Henry, nothing daunted, went to meet his lass. His converse with her secret place was fairly well advanced, a fluency which he thought wise to hide from Robert Black. But he supposed that Robert meant they should not leave the crowd.
Dozens of young men were gathered in the market place, looking for employment from the factors and the farmers who judged them on experience, provenance and strength. Bargains were made quickly, and were sealed with drink, before the chosen ones took their pick themselves of the giggling lassies waiting in the ranks. Henry found the company, of country lads and lasses let loose from their bounds, a rough and rowdy one. He looked for Mary through the crowd, and found her with her baskets by the butter tron. Beside her was a woman who was full with child, and a little boy with a filthy face. Mary caught his eye, and left the woman’s side, taking up the small boy by the hand. Henry sensed a straining in her smile. Perhaps she felt, like him, uneasy at the herd. She did not offer up a kiss. Instead she whispered to him, ‘What have ye got on?’
‘Do you like it?’ Henry said. Mary had not seen him out of scholar’s weeds. He had dressed that morning in a dark green hunting coat
his father had sent up. It was made of fair fine cloth, and cut to flatter him, with a trail of ivy quilted in the sleeve. Lord Balfour had devoted far more thought to choosing it than Henry had that morning when he put it on. The king would be at Falkland for the summer months, and Henry might be called upon to join him at the hunt. The colour of the coat would show off his dark looks, with no thread of gold to cause the king offence. Then Henry might look forward to a place at court. They were close in age.
Though Henry was aware of his father’s hopes, he did not care for them. He lived for the day, and took chance where it came. The moment was the fair, and he wore the coat because the cut allowed him to move freely with his bow. He thought it good but plain. It perplexed him to find Mary fingering the cuff, tracing with her fingers through the fine relief, as though she had not come across such delicate embroidery. ‘It’s awfy fine,’ she answered him, uncertainly.
‘Fine it is,’ he said. ‘But who is this?’ He gestured to the bairn, a squat, stolid child, who stared back, unsmiling.
‘This is wee Jock, my sister’s boy. Big Jock is my daddie,’ Mary said.
The naming of Big Jock caused Henry some alarm.

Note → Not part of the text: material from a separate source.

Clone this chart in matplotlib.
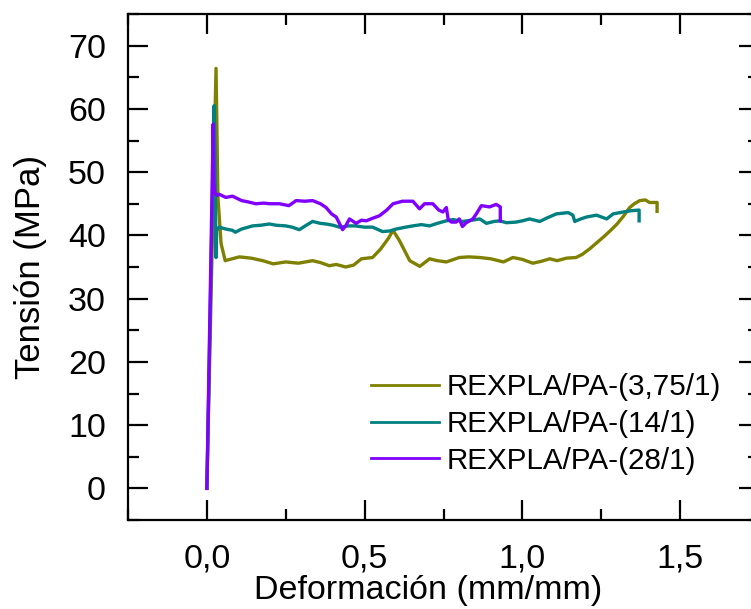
import matplotlib
matplotlib.use("Agg")
import matplotlib.pyplot as plt
from matplotlib.ticker import MultipleLocator, FixedLocator, FixedFormatter

plt.rcParams['font.family'] = ['Liberation Sans', 'DejaVu Sans']

# Data
strain_375 = [0, 0.029, 0.035, 0.045, 0.058, 0.08, 0.103, 0.14, 0.177, 0.21, 0.25, 0.29,
              0.335, 0.36, 0.388, 0.41, 0.44, 0.465, 0.49, 0.525, 0.55, 0.575, 0.59, 0.61,
              0.643, 0.675, 0.706, 0.73, 0.759, 0.8, 0.83, 0.865, 0.9, 0.94, 0.97, 1.0,
              1.033, 1.06, 1.087, 1.11, 1.14, 1.17, 1.19, 1.214, 1.235, 1.256, 1.28, 1.30,
              1.32, 1.34, 1.355, 1.372, 1.39, 1.403, 1.427, 1.427]
stress_375 = [0, 66.4, 46, 38.7, 36.0, 36.3, 36.6, 36.4, 36.0, 35.5, 35.8, 35.6,
              36.0, 35.7, 35.2, 35.4, 35.0, 35.3, 36.3, 36.5, 37.8, 39.5, 40.8, 39.2,
              36.0, 35.1, 36.3, 36.0, 35.8, 36.5, 36.6, 36.5, 36.3, 35.8, 36.5, 36.2,
              35.6, 35.9, 36.3, 36.0, 36.4, 36.5, 37.0, 37.9, 38.8, 39.7, 40.8, 41.8,
              43.0, 44.4, 45.0, 45.5, 45.6, 45.2, 45.2, 43.8]

strain_14 = [0, 0.023, 0.026, 0.029, 0.031, 0.039, 0.06, 0.081, 0.09, 0.11, 0.145, 0.17,
             0.198, 0.22, 0.25, 0.27, 0.293, 0.315, 0.335, 0.36, 0.378, 0.40, 0.42, 0.45,
             0.47, 0.50, 0.525, 0.557, 0.58, 0.60, 0.63, 0.653, 0.68, 0.706, 0.73, 0.759,
             0.78, 0.81, 0.84, 0.865, 0.886, 0.91, 0.928, 0.95, 0.98, 1.0, 1.023, 1.055,
             1.08, 1.108, 1.145, 1.16, 1.166, 1.185, 1.203, 1.235, 1.267, 1.288, 1.32,
             1.346, 1.37, 1.37]
stress_14 = [0, 60.5, 50, 36.5, 40.8, 41.3, 41.0, 40.8, 40.5, 41.0, 41.5, 41.6,
             41.8, 41.6, 41.5, 41.3, 40.9, 41.6, 42.2, 41.9, 41.8, 41.6, 41.3, 41.5,
             41.5, 41.3, 41.3, 40.6, 40.7, 41.0, 41.3, 41.5, 41.7, 41.5, 41.9, 42.3,
             42.5, 42.2, 42.4, 42.6, 41.9, 42.2, 42.3, 42.0, 42.1, 42.3, 42.6, 42.2,
             42.8, 43.4, 43.6, 43.2, 42.2, 42.6, 42.9, 43.2, 42.6, 43.4, 43.7,
             43.9, 44.0, 42.3]

strain_28 = [0, 0.02, 0.022, 0.025, 0.032, 0.039, 0.06, 0.081, 0.11, 0.13, 0.155, 0.18,
             0.2, 0.23, 0.26, 0.283, 0.31, 0.335, 0.36, 0.378, 0.395, 0.41, 0.43, 0.44,
             0.452, 0.473, 0.49, 0.505, 0.525, 0.547, 0.57, 0.59, 0.62, 0.653, 0.674,
             0.69, 0.716, 0.735, 0.748, 0.759, 0.765, 0.775, 0.79, 0.80, 0.81, 0.822,
             0.833, 0.843, 0.854, 0.87, 0.896, 0.917, 0.93, 0.93]
stress_28 = [0, 57.6, 48, 46.8, 46.3, 46.5, 46.0, 46.2, 45.5, 45.3, 45.0, 45.1,
             45.0, 45.0, 44.7, 45.5, 45.4, 45.5, 45.0, 44.4, 43.4, 42.9, 40.9, 41.5,
             42.6, 41.9, 42.4, 42.3, 42.7, 43.1, 44.0, 45.0, 45.4, 45.4, 44.2,
             45.0, 45.0, 44.0, 43.7, 44.4, 42.5, 42.1, 42.1, 42.6, 41.4, 42.0,
             42.3, 42.6, 43.4, 44.7, 44.5, 44.9, 44.5, 42.3]

labels = ['REXPLA/PA-(3,75/1)', 'REXPLA/PA-(14/1)', 'REXPLA/PA-(28/1)']
colors = ['#808000', '#008080', '#8000FF']

xticks = [0.0, 0.5, 1.0, 1.5]
xtick_labels = ['0,0', '0,5', '1,0', '1,5']
yticks = [0, 10, 20, 30, 40, 50, 60, 70]
ytick_labels = ['0', '10', '20', '30', '40', '50', '60', '70']

fig = plt.figure(figsize=(7.51, 6.09), dpi=100)
ax = fig.add_axes([128/751, 89/609, 631/751, 506/609])

ax.plot(strain_375, stress_375, color=colors[0], lw=2.4, label=labels[0])
ax.plot(strain_14, stress_14, color=colors[1], lw=2.4, label=labels[1])
ax.plot(strain_28, stress_28, color=colors[2], lw=2.4, label=labels[2])

ax.set_xlim(-0.25, 1.75)
ax.set_ylim(-5, 75)
ax.xaxis.set_major_locator(FixedLocator(xticks))
ax.xaxis.set_major_formatter(FixedFormatter(xtick_labels))
ax.xaxis.set_minor_locator(MultipleLocator(0.25))
ax.yaxis.set_major_locator(FixedLocator(yticks))
ax.yaxis.set_major_formatter(FixedFormatter(ytick_labels))
ax.yaxis.set_minor_locator(MultipleLocator(5))

for s in ax.spines.values():
    s.set_linewidth(1.6)
ax.tick_params(which='both', direction='in', top=True, right=True, width=1.6)
ax.tick_params(which='major', length=14.5, labelsize=24.5)
ax.tick_params(axis='x', which='major', pad=17)
ax.tick_params(axis='y', which='major', pad=16)
ax.tick_params(which='minor', length=8)

ax.set_xlabel('Deformación (mm/mm)', fontsize=24.5)
ax.set_ylabel('Tensión (MPa)', fontsize=25, labelpad=15)
ax.xaxis.set_label_coords((428 - 128)/631, (520 - 575)/506)

leg = ax.legend(loc='upper left', bbox_to_anchor=((371 - 128)/631, 1 - (373 - 14)/506),
                frameon=False, fontsize=21.3, handlelength=2.3, handletextpad=0.25,
                labelspacing=0.3, borderpad=0, borderaxespad=0)
for l in leg.get_lines():
    l.set_linewidth(2.0)

fig.savefig('out.png', dpi=100)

Mary had not mentioned him by name before. He wondered, fleetingly, just how big he was. ‘Has your father come here to the fair?’ he asked.
Mary shook her head. ‘He disnae like to, since my mother died. It was here they met.’
Henry answered, ‘Oh,’ conscious his relief ought not to be expressed. There were complications here he had not met before, and he felt, for the moment, out of his depth.
‘Jockie has been hoping he will see the puppet play.’
Mary’s meaning dawned on Henry, showing in his face. She anticipated quickly, ‘Tis only for a while, until the eggs are gone. They’re sure to sell today. My sister had been guid enough to take the stand till then.’